In the case at hand learned counsel for the appellant appears to have, however, forgotten that the lower court, in affirming the trial court’s conviction has realized that beyond Exhibit C2, the trial court has further taken into consideration the act of the appellant of taking the police to the houses of the 2nd and 3rd accused persons in addition to the testimonies of the witnesses called by the respondent. There are also Exhibits C and C1 the extra judicial statements of the 2nd and 3rd accused persons as well as their oral testimonies the two courts equally and rightly drew from.

Appellant’s guilt is to be inferred from the totality of the evidence led by the respondent including the convict’s statement whether or not same is confessional.

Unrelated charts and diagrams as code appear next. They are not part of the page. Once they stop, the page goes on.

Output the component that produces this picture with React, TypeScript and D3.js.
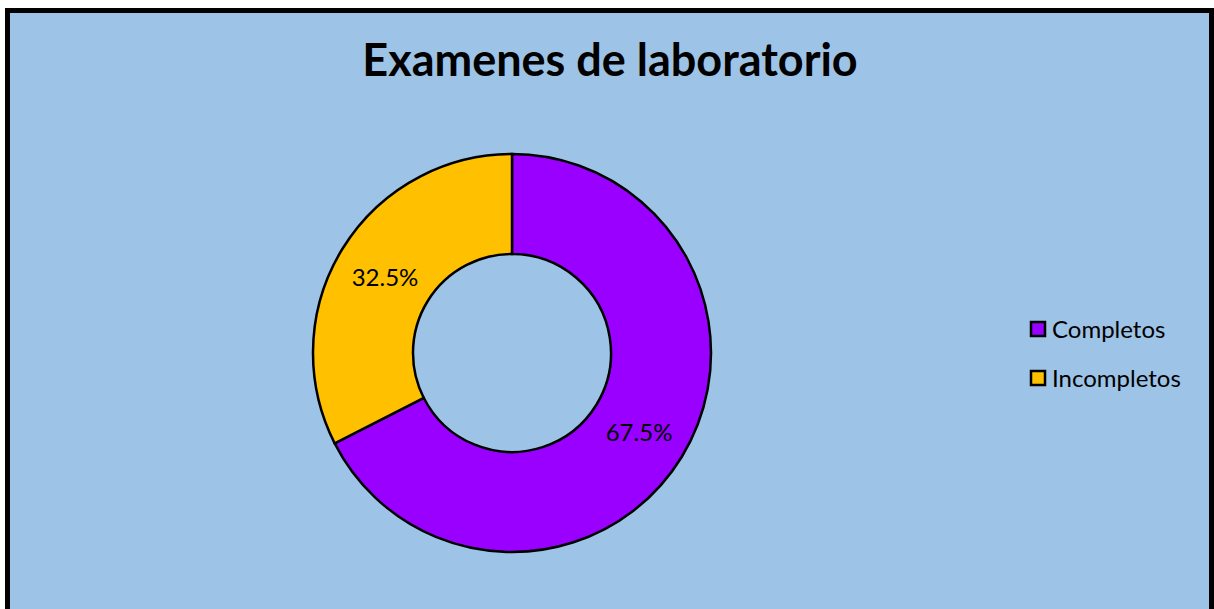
import React from "react";
import * as d3 from "d3";

const categories = ["Completos", "Incompletos"];
const values = [67.5, 32.5];
const colors = ["#9900FF", "#FFC000"];
const title = "Examenes de laboratorio";

export default function App() {
  const W = 1214, H = 609;
  const cx = 512, cy = 353, outerR = 199, innerR = 99;
  const pie = d3.pie<number>().sort(null).value((d) => d);
  const arcs = pie(values);
  const arc = d3.arc<d3.PieArcDatum<number>>().innerRadius(innerR).outerRadius(outerR);
  const font = "Lato, sans-serif";
  return (
    <svg width={W} height={H} style={{ position: "absolute", left: 0, top: 0 }}>
      <rect x={7.5} y={10.5} width={1204} height={640} fill="#9DC3E6" stroke="#000" strokeWidth={5} />
      <text x={610} y={76} textAnchor="middle" fontFamily={font} fontWeight="bold" fontSize={45} fill="#000">
        {title}
      </text>
      <g transform={`translate(${cx},${cy})`}>
        {arcs.map((a, i) => (
          <path key={i} d={arc(a) as string} fill={colors[i]} stroke="#000" strokeWidth={2.5} />
        ))}
        {arcs.map((a, i) => {
          const [x, y] = arc.centroid(a);
          return (
            <text key={"l" + i} x={x} y={y + 2} dy="0.35em" textAnchor="middle" fontFamily={font} fontSize={24} fill="#000">
              {values[i].toFixed(1)}%
            </text>
          );
        })}
      </g>
      {categories.map((c, i) => (
        <g key={c} transform={`translate(1031,${322 + i * 49})`}>
          <rect x={0} y={0} width={14} height={14} fill={colors[i]} stroke="#000" strokeWidth={2.5} />
          <text x={21} y={15.5} fontFamily={font} fontSize={24} fill="#000">
            {c}
          </text>
        </g>
      ))}
    </svg>
  );
}
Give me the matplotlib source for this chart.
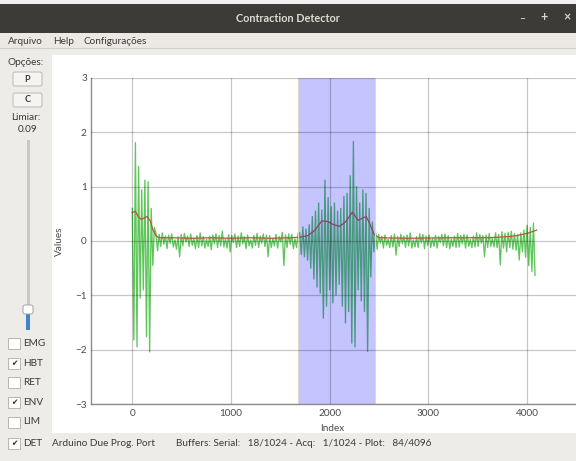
import numpy as np
import matplotlib
matplotlib.use('Agg')
import matplotlib.pyplot as plt
from matplotlib.patches import Rectangle, FancyBboxPatch
from matplotlib.lines import Line2D

plt.rcParams['font.family'] = ['Lato', 'DejaVu Sans']

# ---------------- data ----------------
emg_step = 16
emg_burst1 = [0.6, -1.82, 1.81, -1.95, 1.37, -1.05, 0.94, -0.9, 1.12, -1.76,
              1.09, -2.04, 0.6, -0.45, 0.25]
emg_rest1 = [
    0.14, -0.18, 0.12, -0.10, 0.15, -0.06, 0.09, -0.14, 0.11, -0.04,
    0.13, -0.11, 0.02, -0.15, 0.08, -0.29, 0.12, -0.09, 0.14, -0.02,
    0.09, -0.10, 0.13, -0.08, 0.05, -0.14, 0.10, -0.12, 0.15, -0.09,
    0.08, -0.13, 0.03, -0.10, 0.09, -0.16, 0.11, -0.05, 0.13, -0.12,
    0.10, -0.09, 0.18, -0.11, 0.04, -0.13, 0.12, -0.20, 0.10, -0.03,
    0.13, -0.12, 0.09, -0.10, 0.15, -0.05, 0.08, -0.14, 0.11, -0.09,
    0.02, -0.13, 0.10, -0.08, 0.14, -0.12, 0.09, -0.04, 0.13, -0.10,
    0.11, -0.29, 0.10, -0.12, 0.05, -0.09, 0.12, -0.13, 0.08, -0.02,
    0.16, -0.45, 0.11, -0.12, 0.13, -0.06, 0.12, -0.14, 0.04, -0.12,
    0.15]
emg_burst2 = [
    0.15, -0.25, 0.26, -0.29, 0.22, -0.35, 0.30, -0.50, 0.45, -0.70,
    0.55, -0.85, 0.70, -0.96, 0.57, -1.42, 1.12, -1.20, 0.80, -0.90,
    0.63, -1.14, 0.70, -1.00, 0.55, -0.80, 0.60, -1.20, 0.82, -1.51,
    0.88, -1.30, 1.20, -1.88, 1.83, -1.95, 1.00, -0.90, 0.70, -1.10,
    0.94, -1.30, 0.88, -2.03, 0.60, -0.66, 0.35, -0.20]
emg_rest2 = [
    0.18, -0.15, 0.12, -0.04, 0.09, -0.13, 0.11, -0.08, 0.03, -0.12,
    0.10, -0.11, 0.13, -0.26, 0.08, -0.10, 0.12, -0.05, 0.09, -0.12,
    0.11, -0.09, 0.15, -0.13, 0.02, -0.11, 0.08, -0.12, 0.13, -0.04,
    0.12, -0.14, 0.09, -0.08, 0.11, -0.12, 0.05, -0.10, 0.10, -0.13,
    0.08, -0.03, 0.12, -0.09, 0.13, -0.12, 0.10, -0.14, 0.04, -0.10,
    0.09, -0.12, 0.14, -0.11, 0.10, -0.05, 0.12, -0.13, 0.11, -0.10,
    0.03, -0.12, 0.09, -0.11, 0.15, -0.10, 0.12, -0.04, 0.10, -0.29,
    0.11, -0.12, 0.14, -0.10, 0.05, -0.11, 0.15, -0.12, 0.12, -0.44,
    0.17, -0.13, 0.14, -0.20, 0.16, -0.12, 0.18, -0.15, 0.14, -0.17]
emg_tail = [0.12, -0.35, 0.15, -0.20, 0.20, -0.30, 0.29, -0.45, 0.25, -0.56,
            0.33, -0.63]

env_idx = [0, 30, 60, 90, 120, 150, 180, 210, 240, 270, 400, 600, 800, 1000,
           1200, 1400, 1600, 1700, 1780, 1850, 1920, 1980, 2040, 2100, 2160,
           2230, 2290, 2330, 2370, 2410, 2450, 2500, 2800, 3200, 3600, 3800,
           3900, 4000, 4096]
env_val = [0.52, 0.55, 0.45, 0.40, 0.42, 0.45, 0.38, 0.20, 0.10, 0.06, 0.06,
           0.05, 0.06, 0.05, 0.06, 0.05, 0.06, 0.07, 0.10, 0.20, 0.37, 0.36,
           0.30, 0.27, 0.35, 0.53, 0.38, 0.42, 0.45, 0.30, 0.12, 0.06, 0.05,
           0.06, 0.06, 0.08, 0.10, 0.14, 0.20]

region = [1682, 2459]
x_ticks = [0, 1000, 2000, 3000, 4000]
y_ticks = [-3, -2, -1, 0, 1, 2, 3]

checkboxes = ['EMG', 'HBT', 'RET', 'ENV', 'LIM', 'DET']
checked = [False, True, False, True, False, True]

# ---------------- figure / UI ----------------
W, H = 576, 461
UI = '#eeece9'
fig = plt.figure(figsize=(W / 100, H / 100), dpi=100, facecolor=UI)


def fx(x):
    return x / W


def fy(y):
    return 1 - y / H


def rect(x0, y0, x1, y1, **kw):
    fig.patches.append(Rectangle((fx(x0), fy(y1)), (x1 - x0) / W, (y1 - y0) / H,
                                 transform=fig.transFigure, figure=fig,
                                 zorder=-2, **kw))


def rrect(x0, y0, x1, y1, **kw):
    fig.patches.append(FancyBboxPatch((fx(x0), fy(y1)), (x1 - x0) / W, (y1 - y0) / H,
                                      boxstyle='round,pad=0,rounding_size=0.004',
                                      transform=fig.transFigure, figure=fig,
                                      zorder=-1, **kw))


def txt(x, y, s, **kw):
    kw.setdefault('va', 'center')
    kw.setdefault('fontsize', 7.2)
    kw.setdefault('color', '#3a3a3a')
    fig.text(fx(x), fy(y), s, **kw)


# title bar
rect(0, 0, 576, 4, color='#f0f0f0', lw=0)
rect(0, 4, 576, 33, color='#3c3b37', lw=0)
txt(288, 18, 'Contraction Detector', ha='center', color='#dfdbd2',
    weight='bold', fontsize=7.8)
txt(522, 19, '\u2013', ha='center', color='#d8d4ce', weight='bold', fontsize=7.5)
txt(544, 17.5, '+', ha='center', color='#d8d4ce', weight='bold', fontsize=9)
txt(567, 17.5, '\u00d7', ha='center', color='#d8d4ce', weight='bold', fontsize=9)

# menu bar
rect(0, 33, 576, 48, color='#ece9e5', lw=0)
fig.add_artist(Line2D([0, 1], [fy(48.5), fy(48.5)], color='#d4d0ca', lw=0.8,
                      transform=fig.transFigure, zorder=-1))
txt(8, 42, 'Arquivo')
txt(53, 42, 'Help')
txt(83, 42, 'Configurações')

# plot white area
rect(52, 55, 576, 433, color='white', lw=0)

# left panel
txt(8, 62, 'Opções:')
rrect(13, 72, 42, 86, facecolor='#f5f4f2', edgecolor='#bdb8b2', lw=0.7)
txt(27.5, 79, 'P', ha='center', weight='bold', fontsize=6.5)
rrect(13, 93, 42, 107, facecolor='#f5f4f2', edgecolor='#bdb8b2', lw=0.7)
txt(27.5, 100, 'C', ha='center', weight='bold', fontsize=6.5)
txt(26, 118, 'Limiar:', ha='center')
txt(28, 129, '0.09', ha='center')
rect(26.5, 140, 29.5, 314, color='#cbc8c4', lw=0)
rect(26, 314, 30, 330, color='#3d86c8', lw=0)
rrect(23, 305, 33, 314, facecolor='white', edgecolor='#a8a4a0', lw=0.7)

cb_y = [343, 363, 382, 402, 422, 443]
for lab, yy, on in zip(checkboxes, cb_y, checked):
    rect(8, yy - 5.5, 19.5, yy + 5.5, facecolor='white', edgecolor='#b9b5b0', lw=0.7)
    if on:
        txt(13.8, yy, '\u2714', ha='center', fontsize=5.5, color='#2e2e2e',
            family='DejaVu Sans')
    txt(23, yy, lab)

# status bar
txt(52, 443, 'Arduino Due Prog. Port')
txt(176, 443, 'Buffers: Serial:   18/1024 - Acq:   1/1024 - Plot:   84/4096')

# ---------------- plot ----------------
ax = fig.add_axes([fx(91), fy(404), (576 - 91) / W, (404 - 78) / H])
ax.set_zorder(1)
ax.patch.set_alpha(0)

emg = np.concatenate([emg_burst1, emg_rest1, emg_burst2, emg_rest2, emg_tail])
emg_x = np.arange(len(emg)) * emg_step
ax.plot(emg_x, emg, color='#5ec65a', lw=0.95, zorder=2)
ax.plot(env_idx, env_val, color='#b8563a', lw=0.9, zorder=2.1)

ax.axvspan(region[0], region[1], color=(0.0, 0.0, 1.0), alpha=0.23, lw=0, zorder=2.2)
for xv in region:
    ax.axvline(xv, color='#dcdcc4', lw=0.8, zorder=2.3)

ax.set_xlim(-418, 4495)
ax.set_ylim(-3, 3)
ax.set_xticks(x_ticks)
ax.set_yticks(y_ticks)
ax.set_axisbelow(False)
ax.grid(True, color='black', alpha=0.22, lw=0.9)
for s in ['top', 'right']:
    ax.spines[s].set_visible(False)
for s in ['left', 'bottom']:
    ax.spines[s].set_color('#8c8c8c')
    ax.spines[s].set_linewidth(1.0)
ax.tick_params(length=0, labelsize=7.2, labelcolor='#4a4a4a')
ax.tick_params(axis='y', pad=3)
ax.tick_params(axis='x', pad=3.5)

txt(59, 241, 'Values', ha='center', rotation=90, color='#4a4a4a')
txt(332, 428, 'Index', ha='center', color='#4a4a4a')

fig.savefig('out.png', dpi=100, facecolor=UI)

By exhibit C2, appellant’s own statement to the police, he is shown to have informed the 2nd and 3rd accused person that PW3 had, in his house, some large sum of money. This statement in relation to the statements of the 2nd and 3rd accused, the testimonies of PW1, PW2, PW3, PW4 and PW5, the two courts hold, and rightly too, point inexonarably to the guilt of the appellant. On the authorities, these concurrent findings that evolved from the evidence on record cannot be interfered with more so when the appellant has neither shown any breach of some law substantive or procedural or the miscarriage of justice the findings occasioned.

In the result, the two issues in the appeal are resolved against the appellant and the unmeritorious appeal dismissed. The judgment of the court below is accordingly hereby affirmed.